While I was writing these points, Nancy Pelosi did a patriotic thing! A peacemaking and constitutionalist thing. If she did so at President Biden’s request, then he did also. She indicated she would not bring the court-packing bill unveiled by several Dem reps this morning to a vote. She doesn’t entirely and finally remove the idea from the table, promising to wait until after the presidential commission has spoken. So maybe it was merely a tactical thing. A matter of timing.
During the hours before this move, however, these were my immediate reactions to learning about the bill:
1.) If the court-packing bill is not quickly opposed by more than half the Dem reps, never again pretend, even for the sake of politeness, to take any Democrat seriously when they lament polarization or speak of the need for American unity. If they do not squelch this quick, they will be letting their leaders rip up the social contract in our faces.

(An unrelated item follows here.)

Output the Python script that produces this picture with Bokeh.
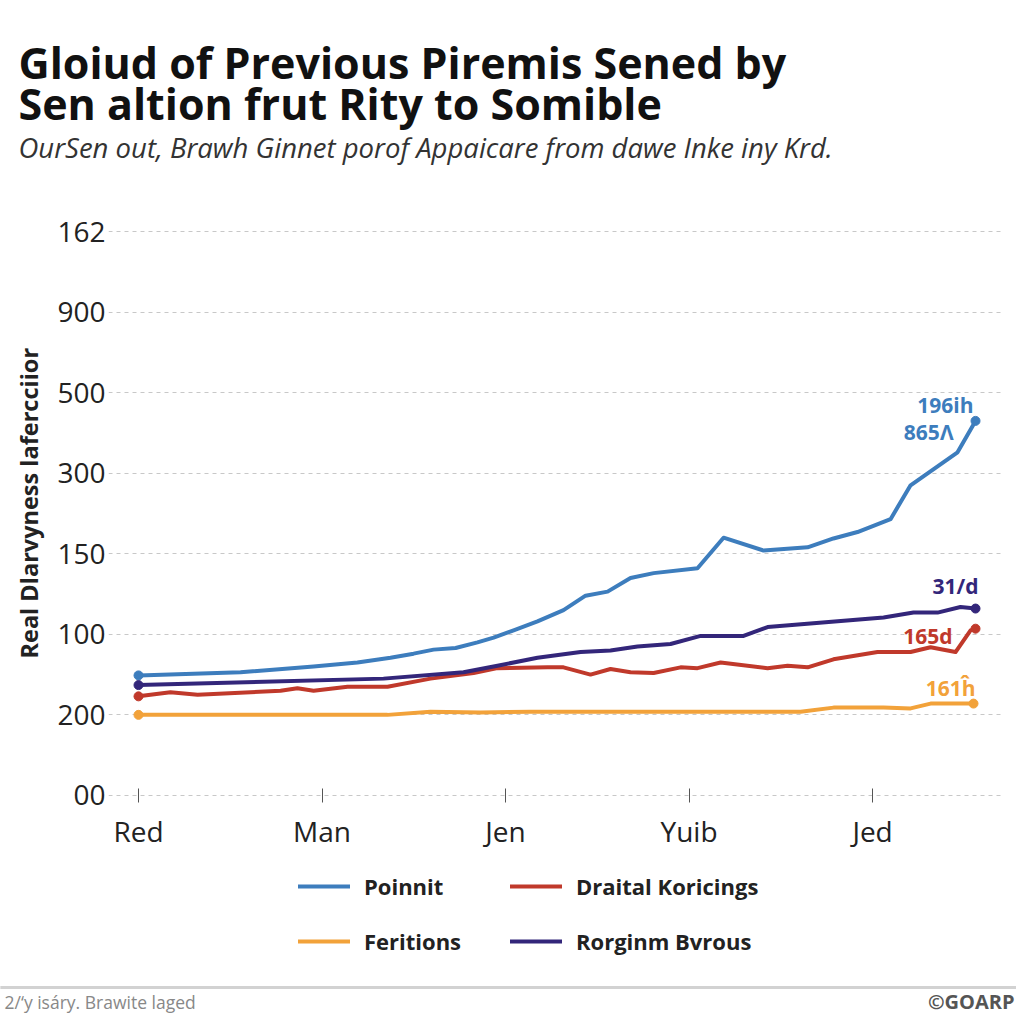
from bokeh.plotting import figure
from bokeh.models import (Range1d, FixedTicker, Label, Legend, LegendItem, Title)
from bokeh.embed import file_html
from bokeh.resources import INLINE

# ---------------- texts ----------------
TITLE_1 = "Gloiud of Previous Piremis Sened by"
TITLE_2 = "Sen altion frut Rity to Somible"
SUBTITLE = "OurSen out, Brawh Ginnet porof Appaicare from dawe Inke iny Krd."
Y_LABEL = "Real Dlarvyness lafercciior"
FOOTER_LEFT = "2/\u2018y is\u00e1ry. Brawite laged"
FOOTER_RIGHT = "\u00a9GOARP"

# ---------------- axes ----------------
x_tick_pos = [0, 10, 20, 30, 40]
x_tick_labels = ["Red", "Man", "Jen", "Yuib", "Jed"]
y_tick_pos = [0, 1, 2, 3, 4, 5, 6, 7]
y_tick_labels = ["00", "200", "100", "150", "300", "500", "900", "162"]

# ---------------- series ----------------
names = ["Poinnit", "Draital Koricings", "Feritions", "Rorginm Bvrous"]
colors = ["#3d7dbd", "#c0392b", "#f2a23a", "#33267a"]

blue_x = [0, 5.56, 9.54, 11.93, 13.73, 14.99, 16.08, 17.28, 18.47, 19.35, 20.44,
          21.74, 23.16, 24.36, 25.56, 26.81, 28.07, 30.46, 31.88, 34.06, 36.46,
          37.87, 39.18, 40.98, 42.07, 44.63, 45.61]
blue_y = [1.49, 1.53, 1.60, 1.65, 1.71, 1.76, 1.81, 1.83, 1.90, 1.96, 2.05,
          2.16, 2.30, 2.48, 2.53, 2.70, 2.76, 2.82, 3.20, 3.04, 3.08,
          3.19, 3.27, 3.43, 3.85, 4.26, 4.65]

red_x = [0, 1.74, 3.22, 7.74, 8.66, 9.54, 11.39, 13.57, 15.91, 18.26, 19.56,
         22.29, 23.16, 24.63, 25.72, 26.81, 28.07, 29.54, 30.46, 31.72, 34.28,
         35.37, 36.46, 37.87, 40.27, 42.07, 43.16, 44.52, 45.34, 45.61]
red_y = [1.23, 1.28, 1.25, 1.30, 1.33, 1.30, 1.35, 1.35, 1.45, 1.52, 1.58,
         1.59, 1.59, 1.50, 1.57, 1.53, 1.52, 1.59, 1.58, 1.65, 1.58,
         1.61, 1.59, 1.69, 1.78, 1.78, 1.84, 1.78, 2.05, 2.07]

orange_x = [0, 13.57, 15.91, 18.64, 21.36, 36.08, 37.87, 40.60, 42.07, 43.16, 45.50]
orange_y = [1.00, 1.00, 1.04, 1.03, 1.04, 1.04, 1.09, 1.09, 1.08, 1.14, 1.14]

purple_x = [0, 13.35, 17.71, 19.56, 21.74, 24.09, 25.72, 27.19, 28.99, 30.63,
            32.97, 34.28, 40.60, 42.23, 43.54, 44.79, 45.61]
purple_y = [1.37, 1.45, 1.53, 1.61, 1.71, 1.78, 1.80, 1.85, 1.88, 1.98,
            1.98, 2.09, 2.21, 2.27, 2.27, 2.34, 2.32]

# end-of-line annotations
blue_end_1 = "196ih"
blue_end_2 = "865\u039b"
purple_end = "31/d"
red_end = "165d"
orange_end = "161\u0125"

FONT = "Open Sans"
W = 1016
H = 1016

p = figure(width=W, height=H, x_range=Range1d(-1.635, 47.08), y_range=Range1d(-2.0, 7.2),
           output_backend="svg", toolbar_location=None,
           min_border_left=108, min_border_right=14, min_border_top=215, min_border_bottom=60)
p.outline_line_color = None
p.xgrid.visible = False
p.ygrid.ticker = FixedTicker(ticks=y_tick_pos)
p.ygrid.grid_line_color = "#c8c8c8"
p.ygrid.grid_line_dash = "4 4"
p.ygrid.grid_line_width = 1

p.xaxis.fixed_location = 0
p.xaxis.ticker = FixedTicker(ticks=x_tick_pos)
p.xaxis.major_label_overrides = {t: l for t, l in zip(x_tick_pos, x_tick_labels)}
p.xaxis.axis_line_color = None
p.xaxis.major_tick_line_color = "#555555"
p.xaxis.major_tick_in = 7
p.xaxis.major_tick_out = 7
p.xaxis.minor_tick_line_color = None
p.xaxis.major_label_text_font = FONT
p.xaxis.major_label_text_font_size = "28px"
p.xaxis.major_label_text_color = "#222222"
p.xaxis.major_label_standoff = 10

p.yaxis.ticker = FixedTicker(ticks=y_tick_pos)
p.yaxis.major_label_overrides = {t: l for t, l in zip(y_tick_pos, y_tick_labels)}
p.yaxis.axis_line_color = None
p.yaxis.major_tick_line_color = None
p.yaxis.minor_tick_line_color = None
p.yaxis.major_tick_out = 0
p.yaxis.major_tick_in = 0
p.yaxis.major_label_text_font = FONT
p.yaxis.major_label_text_font_size = "28px"
p.yaxis.major_label_text_color = "#222222"
p.yaxis.major_label_standoff = 3

# y-axis title, anchored at its lower end and lifted to sit beside the gridded area
p.add_layout(Title(text=Y_LABEL, align="left", offset=298, standoff=20,
                   text_font=FONT, text_font_style="bold", text_font_size="23.5px",
                   text_color="#222222"), "left")

series = [(blue_x, blue_y), (red_x, red_y), (orange_x, orange_y), (purple_x, purple_y)]
renderers = []
for (xs, ys), c in zip(series, colors):
    r = p.line(xs, ys, line_color=c, line_width=4, line_join="round", line_cap="round")
    p.scatter([xs[0], xs[-1]], [ys[0], ys[-1]], size=9, fill_color=c, line_color=c)
    renderers.append(r)

end_labels = [
    (blue_x, blue_y, blue_end_1, colors[0], -2, 16),
    (blue_x, blue_y, blue_end_2, colors[0], -22, -11),
    (purple_x, purple_y, purple_end, colors[3], 3, 23),
    (red_x, red_y, red_end, colors[1], -23, -7),
    (orange_x, orange_y, orange_end, colors[2], 2, 16),
]
for xs, ys, t, c, dx, dy in end_labels:
    p.add_layout(Label(x=xs[-1], y=ys[-1], text=t, x_offset=dx, y_offset=dy,
                       text_align="right", text_baseline="middle", text_font=FONT,
                       text_font_style="bold", text_font_size="21px", text_color=c))

legend = Legend(items=[LegendItem(label=n, renderers=[r]) for n, r in zip(names, renderers)],
                ncols=2, orientation="horizontal", location=(190, 0),
                glyph_width=52, glyph_height=30, label_standoff=14, label_width=121,
                label_height=30, spacing=25, padding=0, margin=0,
                border_line_color=None, background_fill_alpha=0,
                label_text_font=FONT, label_text_font_style="bold",
                label_text_font_size="22px", label_text_color="#222222")
p.add_layout(legend)

# header and footer texts (canvas pixel positions), placed in the top side panel
side_texts = [
    (18, 62, TITLE_1, "bold", "43px", "#111111", "left"),
    (18, 103, TITLE_2, "bold", "43px", "#111111", "left"),
    (18, 147, SUBTITLE, "italic", "27.5px", "#333333", "left"),
    (4, 1001, FOOTER_LEFT, "normal", "17.5px", "#888888", "left"),
    (1014, 1001, FOOTER_RIGHT, "bold", "20px", "#555555", "right"),
]
for x, y, t, style, size, col, align in side_texts:
    p.add_layout(Label(x=x, y=y, x_units="canvas", y_units="canvas", text=t,
                       text_font=FONT, text_font_style=style, text_font_size=size,
                       text_color=col, text_baseline="middle", text_align=align,
                       text_line_height=1.0), "above")

# footer separator
p.add_layout(Label(x=W / 2, y=987, x_units="canvas", y_units="canvas", text=" ",
                   text_font_size="1px", text_align="center", text_baseline="middle",
                   background_fill_color="#d2d2d2", background_fill_alpha=1,
                   padding=(W // 2, 1)), "above")

open("out.html", "w").write(file_html(p, INLINE))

[Thank you, Nancy Pelosi. For now, what I wrote there must be withdrawn.]
2.) Court-packing is constitutional. The number of justices is not set in Article III.
3.) However, if passed, this law will be the most egregious violation of the constitutional order’s customary rules since the late 19th-century. Given today’s context, this packing law would be a worse violation of that order than the infamous one FDR attempted to push in 1937.

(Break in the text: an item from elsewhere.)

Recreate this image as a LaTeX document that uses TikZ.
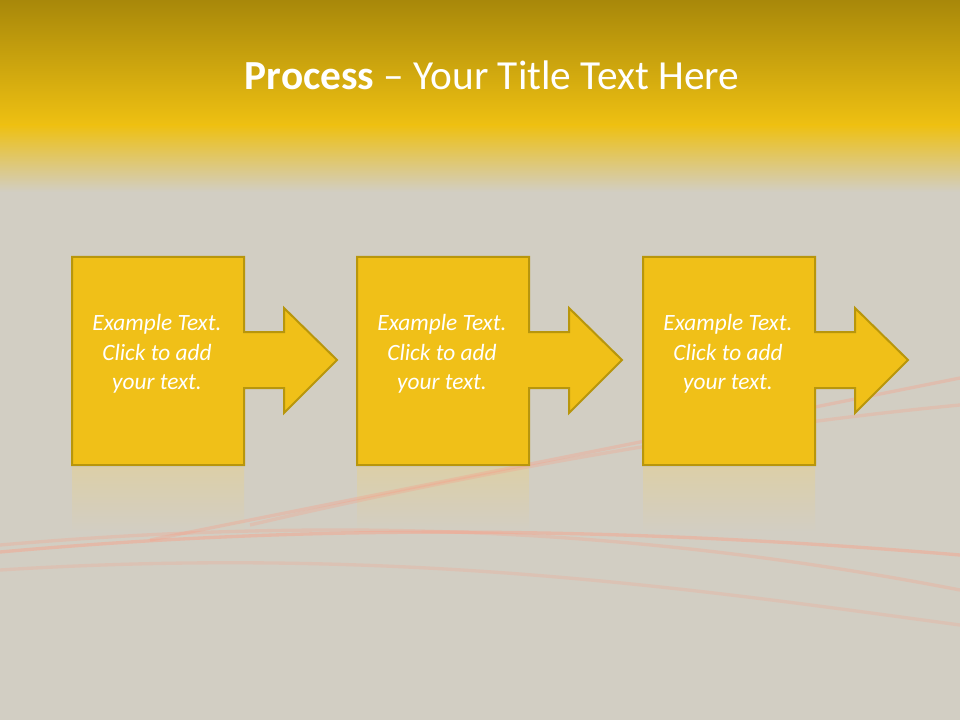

4.) Do not approach this in a spirit of despairing anger. Steeliness and determination are what is needed. (Do not say “we are now at war!” That is what they want you to say, and it is not true. War has a very specific definition, and any civil war today can only occur by means of a revolution initiating it.) Actually, this court-packing move is a sign of their desperation. Right is with us. Public opinion is with us.
5.) Sternly demand pledges of retaliation from every GOP politician. They add four justices when they have Congress and Prez, then everyone in the GOP promises they will add eight whenever they next have Congress and Prez.
6.) GOP reps should also draw up a pledge to retaliate at a lower level even if they simply try to court-pack: say, if 75% or more of the Democrat reps vote for this court-packing bill, but don’t get it through, we still retaliate whenever we have the chance, in this case with 1 or 2 extra justices. We are done playing this game of only one-side gets to roll the dice to see if it can get away with a major change to the constitutional order’s rules. They try to change the rules to their benefit and barely fail, then we do our best, first chance we get, to make an equivalent change that benefits us, and we make sure we win. We will retaliate not from vengeance-desire nor out of tactical glee, but from a sobered judgment that this has become the only way to defend the constitutional order.
7.) If they do pass it, also demand and join massive national-strike type actions of bring-the-nation-to-a-halt civil-disobedience. No more business as usual. Plainly say to your fellow-citizens: you have broken the social contract.
[So nice to be able to instead say to them, for the time being: “Perhaps Speaker Pelosi was thinking of those words of Jesus, ‘Blessed are the peacemakers.’” I see no contradiction in my cherishing those words, and yet also preparing conservatives to support the kinds of retaliation moves I sketch above if worst were to come to worst.]
We really need to just start a list of the Constitution-killer bills this Congress has proposed this term. This court packing bill and HR 1 federalizing elections are up there.
I doubt even the people proposing these bills take them seriously- but they are serious. These are real bills being proposed in Congress, not some off the wall opinion from the 9th circuit you know the Supreme Court will overturn
C.J., very good idea!
Anyone who can write something sensible about HR1, or bring together some of the good writing on this--I'd be grateful.